■ **Your objective**: Copy all lines below exactly as written. Leave pictures out.
★ ★ ★
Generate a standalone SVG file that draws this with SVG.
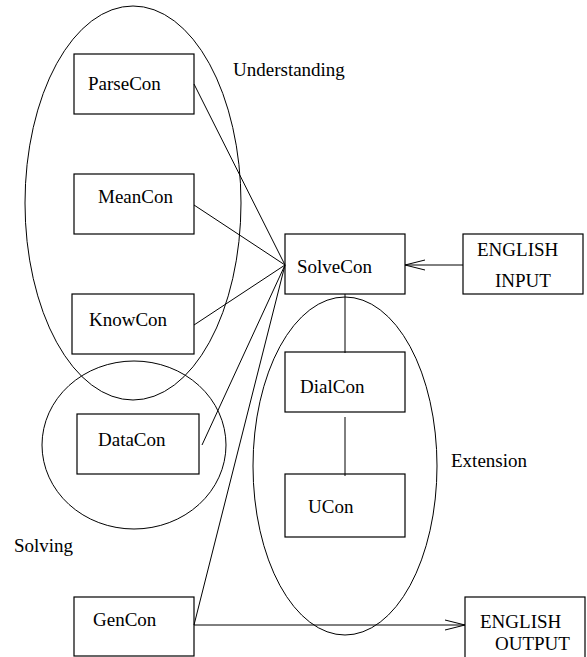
<svg xmlns="http://www.w3.org/2000/svg" width="587" height="657" viewBox="0 0 587 657">
<defs>
<style>
.b{fill:none;stroke:#000;stroke-width:1.2}
.c{fill:none;stroke:#000;stroke-width:1}
text{font-family:"Liberation Serif","Times New Roman",serif;font-size:19px;fill:#000}
</style>
<marker id="ah" markerWidth="22" markerHeight="12" refX="21" refY="6" orient="auto" markerUnits="userSpaceOnUse">
<path d="M1,1 L21,6 L1,11" fill="none" stroke="#000" stroke-width="1"/>
</marker>
</defs>
<rect width="587" height="657" fill="#fff"/>
<g id="groups">
<ellipse id="understanding" class="c" cx="133" cy="203" rx="108" ry="197"/>
<ellipse id="solving" class="c" cx="134" cy="445" rx="92" ry="84"/>
<ellipse id="extension" class="c" cx="345" cy="466" rx="92" ry="169"/>
<text x="233" y="76">Understanding</text>
<text x="14" y="552">Solving</text>
<text x="451" y="467">Extension</text>
</g>
<g id="connectors">
<line class="c" x1="194" y1="84" x2="285" y2="265"/>
<line class="c" x1="194" y1="205" x2="285" y2="265"/>
<line class="c" x1="194" y1="325" x2="285" y2="265"/>
<line class="c" x1="202" y1="445" x2="285" y2="265"/>
<line class="c" x1="194" y1="625" x2="285" y2="265"/>
<line class="c" x1="463" y1="265" x2="405" y2="265" marker-end="url(#ah)"/>
<line class="c" x1="345" y1="294" x2="345" y2="353"/>
<line class="c" x1="345" y1="417" x2="345" y2="476"/>
<line class="c" x1="194" y1="625" x2="465" y2="625" marker-end="url(#ah)"/>
</g>
<g id="ParseCon"><rect class="b" x="74" y="54" width="120" height="60"/><text x="88" y="90">ParseCon</text></g>
<g id="MeanCon"><rect class="b" x="74" y="174" width="120" height="60"/><text x="98" y="203">MeanCon</text></g>
<g id="KnowCon"><rect class="b" x="72" y="294" width="122" height="60"/><text x="89" y="326">KnowCon</text></g>
<g id="DataCon"><rect class="b" x="77" y="414" width="122" height="60"/><text x="98" y="446">DataCon</text></g>
<g id="GenCon"><rect class="b" x="74" y="597" width="120" height="59"/><text x="93" y="626">GenCon</text></g>
<g id="SolveCon"><rect class="b" x="285" y="234" width="120" height="60"/><text x="297" y="273">SolveCon</text></g>
<g id="EnglishInput"><rect class="b" x="463" y="234" width="120" height="60"/><text x="477" y="256">ENGLISH</text><text x="495" y="287">INPUT</text></g>
<g id="DialCon"><rect class="b" x="285" y="352" width="120" height="60"/><text x="300" y="393">DialCon</text></g>
<g id="UCon"><rect class="b" x="285" y="474" width="120" height="63"/><text x="308" y="513">UCon</text></g>
<g id="EnglishOutput"><rect class="b" x="465" y="597" width="120" height="62"/><text x="480" y="628">ENGLISH</text><text x="495" y="650">OUTPUT</text></g>
</svg>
★ ★ ★
■ **Completed exercise**:
Generate a standalone SVG file that draws this with SVG.
<svg xmlns="http://www.w3.org/2000/svg" width="587" height="657" viewBox="0 0 587 657">
<defs>
<style>
.b{fill:none;stroke:#000;stroke-width:1.2}
.c{fill:none;stroke:#000;stroke-width:1}
text{font-family:"Liberation Serif","Times New Roman",serif;font-size:19px;fill:#000}
</style>
<marker id="ah" markerWidth="22" markerHeight="12" refX="21" refY="6" orient="auto" markerUnits="userSpaceOnUse">
<path d="M1,1 L21,6 L1,11" fill="none" stroke="#000" stroke-width="1"/>
</marker>
</defs>
<rect width="587" height="657" fill="#fff"/>
<g id="groups">
<ellipse id="understanding" class="c" cx="133" cy="203" rx="108" ry="197"/>
<ellipse id="solving" class="c" cx="134" cy="445" rx="92" ry="84"/>
<ellipse id="extension" class="c" cx="345" cy="466" rx="92" ry="169"/>
<text x="233" y="76">Understanding</text>
<text x="14" y="552">Solving</text>
<text x="451" y="467">Extension</text>
</g>
<g id="connectors">
<line class="c" x1="194" y1="84" x2="285" y2="265"/>
<line class="c" x1="194" y1="205" x2="285" y2="265"/>
<line class="c" x1="194" y1="325" x2="285" y2="265"/>
<line class="c" x1="202" y1="445" x2="285" y2="265"/>
<line class="c" x1="194" y1="625" x2="285" y2="265"/>
<line class="c" x1="463" y1="265" x2="405" y2="265" marker-end="url(#ah)"/>
<line class="c" x1="345" y1="294" x2="345" y2="353"/>
<line class="c" x1="345" y1="417" x2="345" y2="476"/>
<line class="c" x1="194" y1="625" x2="465" y2="625" marker-end="url(#ah)"/>
</g>
<g id="ParseCon"><rect class="b" x="74" y="54" width="120" height="60"/><text x="88" y="90">ParseCon</text></g>
<g id="MeanCon"><rect class="b" x="74" y="174" width="120" height="60"/><text x="98" y="203">MeanCon</text></g>
<g id="KnowCon"><rect class="b" x="72" y="294" width="122" height="60"/><text x="89" y="326">KnowCon</text></g>
<g id="DataCon"><rect class="b" x="77" y="414" width="122" height="60"/><text x="98" y="446">DataCon</text></g>
<g id="GenCon"><rect class="b" x="74" y="597" width="120" height="59"/><text x="93" y="626">GenCon</text></g>
<g id="SolveCon"><rect class="b" x="285" y="234" width="120" height="60"/><text x="297" y="273">SolveCon</text></g>
<g id="EnglishInput"><rect class="b" x="463" y="234" width="120" height="60"/><text x="477" y="256">ENGLISH</text><text x="495" y="287">INPUT</text></g>
<g id="DialCon"><rect class="b" x="285" y="352" width="120" height="60"/><text x="300" y="393">DialCon</text></g>
<g id="UCon"><rect class="b" x="285" y="474" width="120" height="63"/><text x="308" y="513">UCon</text></g>
<g id="EnglishOutput"><rect class="b" x="465" y="597" width="120" height="62"/><text x="480" y="628">ENGLISH</text><text x="495" y="650">OUTPUT</text></g>
</svg>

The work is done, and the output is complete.